▶ [Objective]:
Print exactly the lines from the first one down to the line containing "(0,0) rectangle (1394,817);", both ends included, with no pictures and nothing else.
• • • • •
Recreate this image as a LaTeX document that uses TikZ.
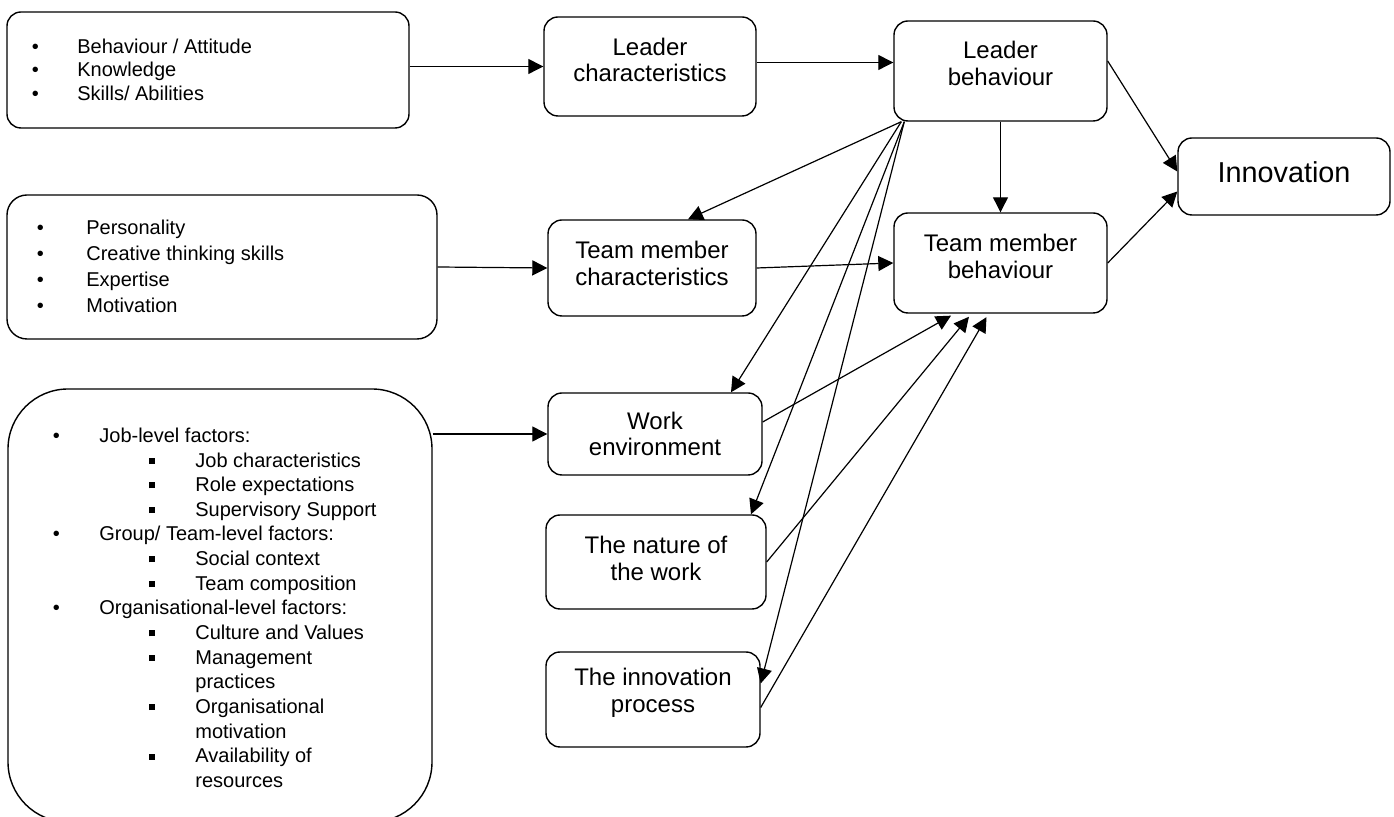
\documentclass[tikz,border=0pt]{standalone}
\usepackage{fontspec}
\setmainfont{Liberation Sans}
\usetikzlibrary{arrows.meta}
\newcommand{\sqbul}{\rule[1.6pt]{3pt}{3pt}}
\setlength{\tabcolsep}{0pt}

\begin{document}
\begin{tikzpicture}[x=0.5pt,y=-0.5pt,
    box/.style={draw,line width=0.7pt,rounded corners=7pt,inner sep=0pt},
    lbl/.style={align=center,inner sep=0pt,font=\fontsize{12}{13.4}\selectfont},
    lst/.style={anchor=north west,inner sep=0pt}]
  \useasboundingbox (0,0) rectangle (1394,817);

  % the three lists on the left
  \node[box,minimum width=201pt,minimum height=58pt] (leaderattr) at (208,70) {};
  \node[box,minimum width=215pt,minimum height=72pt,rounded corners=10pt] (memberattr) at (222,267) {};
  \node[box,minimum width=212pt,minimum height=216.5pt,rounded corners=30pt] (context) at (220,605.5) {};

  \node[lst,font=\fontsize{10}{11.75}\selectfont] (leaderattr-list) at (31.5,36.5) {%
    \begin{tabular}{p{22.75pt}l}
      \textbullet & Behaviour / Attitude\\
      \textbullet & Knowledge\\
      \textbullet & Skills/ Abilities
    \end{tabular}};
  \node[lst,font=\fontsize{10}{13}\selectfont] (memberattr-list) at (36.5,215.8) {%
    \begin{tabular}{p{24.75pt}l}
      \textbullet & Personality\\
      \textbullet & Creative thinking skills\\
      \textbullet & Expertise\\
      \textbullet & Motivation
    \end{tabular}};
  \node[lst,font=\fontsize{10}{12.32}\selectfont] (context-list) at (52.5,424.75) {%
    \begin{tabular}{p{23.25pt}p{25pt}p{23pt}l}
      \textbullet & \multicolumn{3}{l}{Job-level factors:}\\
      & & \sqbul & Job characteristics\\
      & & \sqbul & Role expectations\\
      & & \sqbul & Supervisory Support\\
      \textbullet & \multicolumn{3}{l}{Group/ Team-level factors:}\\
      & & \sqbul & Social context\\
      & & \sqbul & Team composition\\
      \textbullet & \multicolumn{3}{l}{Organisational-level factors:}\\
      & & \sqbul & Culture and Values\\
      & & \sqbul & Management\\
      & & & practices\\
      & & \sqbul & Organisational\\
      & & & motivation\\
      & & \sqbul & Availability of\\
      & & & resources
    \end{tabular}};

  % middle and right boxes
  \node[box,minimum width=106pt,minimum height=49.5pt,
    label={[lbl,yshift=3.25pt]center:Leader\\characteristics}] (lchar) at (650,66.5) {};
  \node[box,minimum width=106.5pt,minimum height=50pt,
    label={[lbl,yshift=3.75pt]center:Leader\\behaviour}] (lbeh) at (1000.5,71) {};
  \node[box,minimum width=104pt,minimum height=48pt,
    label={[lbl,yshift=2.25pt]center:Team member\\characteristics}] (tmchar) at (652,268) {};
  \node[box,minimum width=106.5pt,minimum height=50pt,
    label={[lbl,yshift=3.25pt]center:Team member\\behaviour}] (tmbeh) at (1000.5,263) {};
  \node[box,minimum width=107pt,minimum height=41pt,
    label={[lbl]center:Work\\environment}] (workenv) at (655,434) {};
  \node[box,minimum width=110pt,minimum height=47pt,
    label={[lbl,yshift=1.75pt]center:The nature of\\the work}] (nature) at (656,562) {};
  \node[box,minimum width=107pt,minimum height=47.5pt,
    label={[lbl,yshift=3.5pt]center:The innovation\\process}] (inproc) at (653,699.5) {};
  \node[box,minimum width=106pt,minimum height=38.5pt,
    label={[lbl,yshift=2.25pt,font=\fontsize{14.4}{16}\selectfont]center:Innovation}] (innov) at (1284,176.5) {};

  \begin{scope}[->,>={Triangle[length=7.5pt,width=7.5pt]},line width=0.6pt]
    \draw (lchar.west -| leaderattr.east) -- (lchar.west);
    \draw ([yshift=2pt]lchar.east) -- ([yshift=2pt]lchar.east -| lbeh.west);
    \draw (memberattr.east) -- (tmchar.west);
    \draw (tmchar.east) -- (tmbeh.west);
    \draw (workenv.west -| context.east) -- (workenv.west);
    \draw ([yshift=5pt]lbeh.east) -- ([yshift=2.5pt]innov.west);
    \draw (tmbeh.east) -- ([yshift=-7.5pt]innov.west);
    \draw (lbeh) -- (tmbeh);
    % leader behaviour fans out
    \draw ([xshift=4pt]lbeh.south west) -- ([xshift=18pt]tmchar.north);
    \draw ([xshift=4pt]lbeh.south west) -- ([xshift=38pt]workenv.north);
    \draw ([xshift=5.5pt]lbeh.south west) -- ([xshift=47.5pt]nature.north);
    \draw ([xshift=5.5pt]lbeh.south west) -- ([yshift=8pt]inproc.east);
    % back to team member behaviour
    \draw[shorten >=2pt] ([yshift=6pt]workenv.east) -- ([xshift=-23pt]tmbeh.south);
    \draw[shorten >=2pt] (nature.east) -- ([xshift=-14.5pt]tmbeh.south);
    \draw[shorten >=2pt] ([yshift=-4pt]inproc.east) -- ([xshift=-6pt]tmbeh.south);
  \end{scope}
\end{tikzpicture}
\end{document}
• • • • •
▶ [Answer below]:
Recreate this image as a LaTeX document that uses TikZ.
\documentclass[tikz,border=0pt]{standalone}
\usepackage{fontspec}
\setmainfont{Liberation Sans}
\usetikzlibrary{arrows.meta}
\newcommand{\sqbul}{\rule[1.6pt]{3pt}{3pt}}
\setlength{\tabcolsep}{0pt}

\begin{document}
\begin{tikzpicture}[x=0.5pt,y=-0.5pt,
    box/.style={draw,line width=0.7pt,rounded corners=7pt,inner sep=0pt},
    lbl/.style={align=center,inner sep=0pt,font=\fontsize{12}{13.4}\selectfont},
    lst/.style={anchor=north west,inner sep=0pt}]
  \useasboundingbox (0,0) rectangle (1394,817);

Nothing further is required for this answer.